Related Person Leases.  Certain assets used by us and our operating subsidiaries are leased from Cunningham Communications, Inc., Keyser Investment Group, Gerstell Development Limited Partnership and Beaver Dam, LLC (entities owned by the controlling shareholders).  Lease payments made to these entities were $1.2 million and $1.5 million for the three months ended September 30, 2011 and 2010, respectively.  Lease payments made to these entities were $3.3 million and $3.8 million for the nine months ended September 30, 2011 and 2010, respectively.

 

Bay TV.  In January 1999, we entered into a LMA with Bay Television, Inc. (Bay TV), which owns the television station WTTA-TV in Tampa/St.

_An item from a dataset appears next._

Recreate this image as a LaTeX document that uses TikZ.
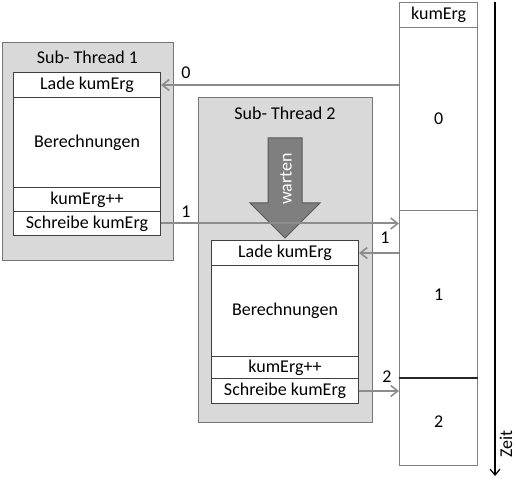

Petersburg, Florida market.  Our controlling shareholders own a substantial portion of the equity of Bay TV.  Payments made to Bay TV were $0.5 million for each of the three months ended September 30, 2011 and 2010 and $1.7 million and $1.2 million for the nine months ended September 30, 2011 and 2010, respectively.  We received $0.1 million and $0.4 million for the three and nine months ended September 30, 2010 from Bay TV for certain equipment leases, which expired in 2010.

 

Cunningham Broadcasting Corporation.  We have options from trusts established by Carolyn C. Smith, the mother of our controlling shareholders, for the benefit of her grandchildren that will grant us the right to acquire, subject to applicable FCC rules and regulations, 100% of the capital stock of Cunningham or 100% of the capital stock or assets of Cunningham’s individual subsidiaries.  As of September 30, 2011, Cunningham is the owner-operator and FCC licensee of: WNUV-TV in Baltimore, Maryland; WRGT-TV in Dayton, Ohio; WVAH-TV in Charleston, West Virginia; WTAT-TV in Charleston, South Carolina; WMYA-TV in Anderson, South Carolina; WTTE-TV in Columbus, Ohio; and WDBB-TV in Birmingham, Alabama.

 

In addition to the option agreement, we provide programming under LMA’s to Cunningham for airing on WNUV-TV, WRGT-TV, WVAH-TV, WTAT-TV, WMYA-TV, WTTE-TV and WDBB-TV.  In February 2011, Cunningham purchased the FCC license for WDBB-TV.  We have an LMA with WDBB-TV, which our counterparty assigned to Cunningham in conjunction with Cunningham’s purchase.

 

We made payments to Cunningham under the LMAs and other agreements of $4.1 million and $4.4 million for the three months ended September 30, 2011 and 2010, respectively.  For the nine months ended September 30, 2011 and 2010, we made payments to Cunningham of $12.5 million and $13.2 million, respectively, related to the LMAs.

 

Our Bank Credit Agreement contains certain cross-default provisions with certain material third-party licensees.  As of September 30, 2011, Cunningham was the sole material third-party licensee.

 

Atlantic Automotive Corporation.  We sold advertising time to and purchased vehicles and related vehicle services from Atlantic Automotive Corporation (Atlantic Automotive), a holding company which owns automobile dealerships and an automobile leasing company.  David Smith, our President and Chief Executive Officer, has a controlling interest in, and is a member of the Board of Directors of Atlantic Automotive.  We received payments for advertising time totaling less than $0.1 million for each of the three months ended September 30, 2011 and 2010.  We received payments for advertising time of $0.1 million and $0.2 million for the nine months ended September 30, 2011 and 2010, respectively.  We paid $0.4 million and $0.2 million for vehicles and related vehicle services from Atlantic Automotive during the three months ended September 30, 2011 and 2010, respectively.  For the nine months ended September 30, 2011 and 2010, we paid fees of $1.0 million and $0.5 million, respectively, for vehicles and related vehicle services.

 

Thomas & Libowitz P.A.  Basil A. Thomas, a member of our Board of Directors, is the father of Steven A. Thomas, a partner and founder of Thomas & Libowitz, P.A. (Thomas & Libowitz), a law firm providing legal services to us on an ongoing basis.  We paid fees of $0.1 million to Thomas & Libowitz for each of the three months ended September 30, 2011 and 2010.  For each of the nine months ended September 30, 2011 and 2010, we paid fees of $0.4 million to Thomas & Libowitz.